Paul Brock, 89
Founding executive director of the National Association of Black Journalists
Paul Brock, who was the founding executive director of the National Association of Black Journalists and had a long career in the news media, public relations and Democratic politics, died March 14 at his home in Upper Marlboro, Maryland. He was 89.
His daughter, Paula Shelley Rodgers, said the cause was complications of diabetes.
Brock played a central role in 1975 in organizing the 44 founding members of the NABJ, the premiere organization of Black journalists in the United States.
The group was formed in the years after the White House-appointed Kerner Commission concluded that poverty and institutional racism had led to the urban riots of the late 1960s and that for too long the news media had covered the country “with white men’s eyes and white perspective.”
The “journalistic profession,” the commission said, had been “shockingly backward in seeking out, hiring, training, and promoting Negroes.”
The report helped spur Black journalists to form their own professional organizations in several cities. But Brock, who had already helped found the Washington Association of Black Journalists, was among those who believed that a national organization was needed to promote more aggressive hiring practices across the industry and to improve how people of color were covered.

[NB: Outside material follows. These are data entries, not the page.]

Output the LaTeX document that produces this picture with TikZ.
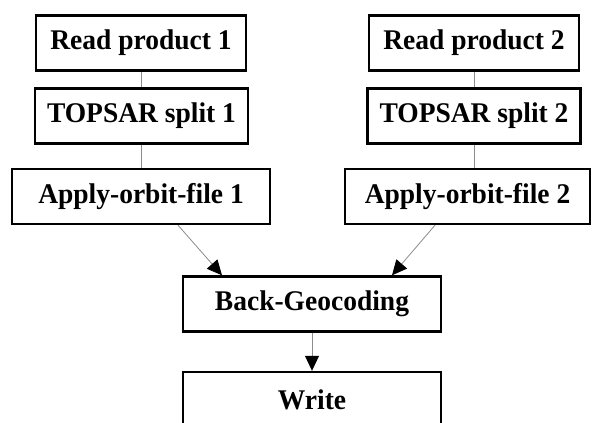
\documentclass[tikz,border=0pt]{standalone}
\usepackage{fontspec}
\usepackage{graphicx}
\setmainfont{Liberation Serif}
\usetikzlibrary{arrows.meta,calc}
% labels are set slightly narrow
\newcommand\oplabel[1]{\scalebox{0.965}[1]{#1}}
\begin{document}
\begin{tikzpicture}[x=1pt,y=-1pt,
  opbox/.style={draw=black,line width=2.4pt,fill=white,inner sep=0pt,
    minimum height=55pt,font=\fontsize{28.5}{31}\selectfont\bfseries},
  link/.style={draw=black!45,line width=0.8pt},
  flow/.style={link,-{Triangle[length=15pt,width=14pt,color=black]}}]
  \clip (0,0) rectangle (592,423);
  \fill[white] (0,0) rectangle (592,423);
  % left chain
  \node[opbox,minimum width=210pt] (r1) at (141,43) {\oplabel{Read product 1}};
  \node[opbox,minimum width=213pt] (t1) at (141.5,116) {\oplabel{TOPSAR split 1}};
  \node[opbox,minimum width=258pt] (a1) at (141,196.5) {\oplabel{Apply-orbit-file 1}};
  % right chain
  \node[opbox,minimum width=210pt] (r2) at (474,43) {\oplabel{Read product 2}};
  \node[opbox,minimum width=213pt] (t2) at (474,116) {\oplabel{TOPSAR split 2}};
  \node[opbox,minimum width=245pt] (a2) at (467.5,196.5) {\oplabel{Apply-orbit-file 2}};
  % merge and output
  \node[opbox,minimum width=258pt] (bg) at (312,304) {\oplabel{Back-Geocoding}};
  \node[opbox,minimum width=258pt,minimum height=56pt] (w) at (312,400) {\oplabel{Write}};
  % connectors
  \draw[link] (r1.south) -- (r1.south |- t1.north);
  \draw[link] (r1.south |- t1.south) -- (r1.south |- a1.north);
  \draw[link] (r2.south) -- (r2.south |- t2.north);
  \draw[link] (r2.south |- t2.south) -- (r2.south |- a2.north);
  \draw[flow] ([xshift=37pt]a1.south) -- ([xshift=-90pt]bg.north);
  \draw[flow] ([xshift=-32.5pt]a2.south) -- ([xshift=80pt]bg.north);
  \draw[flow] (bg.south) -- (w.north);
\end{tikzpicture}
\end{document}
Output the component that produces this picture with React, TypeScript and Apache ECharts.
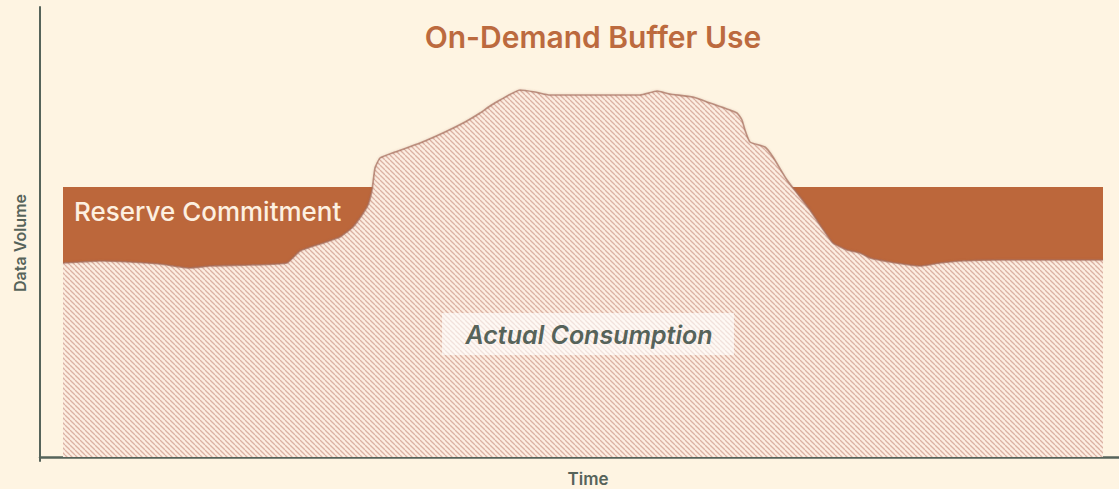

The idea for a national organization had been floated since 1967, but Brock, along with the television journalists Maureen Bunyan and Max Robinson, helped make it happen. When several Black journalists were planning to be in Washington in December 1975 to cover a conference of
Black elected officials, Brock, Bunyan and Robinson suggested that they take that opportunity to organize. Brock reached out to more than 100 other Black journalists across the country and encouraged them to join.
The group had intense discussions over its bylaws and mission as well as who would be eligible to join. They decided that members had to be working journalists and could not be involved in public relations, academics or politics or be otherwise perceived as having agendas.
Brock, who had worked chiefly in radio, was by this time the deputy director for communications of the Democratic National Committee and was therefore disqualified from becoming a member of the group he had just helped found. But he had been so pivotal in its formation and committed to its mission, Dawkins said, that he was given the title of “founding executive director” and worked in that capacity without pay for several years.
Brock held many positions over the years, perhaps most prominently with the NAACP, where he produced radio and TV programs and public service announcements, and with the Rev. Jesse Jackson’s 1984 presidential campaign. But he always said that his “heart and soul” belonged to the NABJ.
Over 45 years, his family said, Brock attended every one of the group’s conventions, which have become major recruiting opportunities for news organizations. The association now has more than 4,000 members and is the largest organization of journalists of color in the United States.
Dorothy Tucker, president of NABJ, said in a statement that Brock’s “long and fruitful career served as inspiration to many of us that hard work and commitment to community can open many doors.”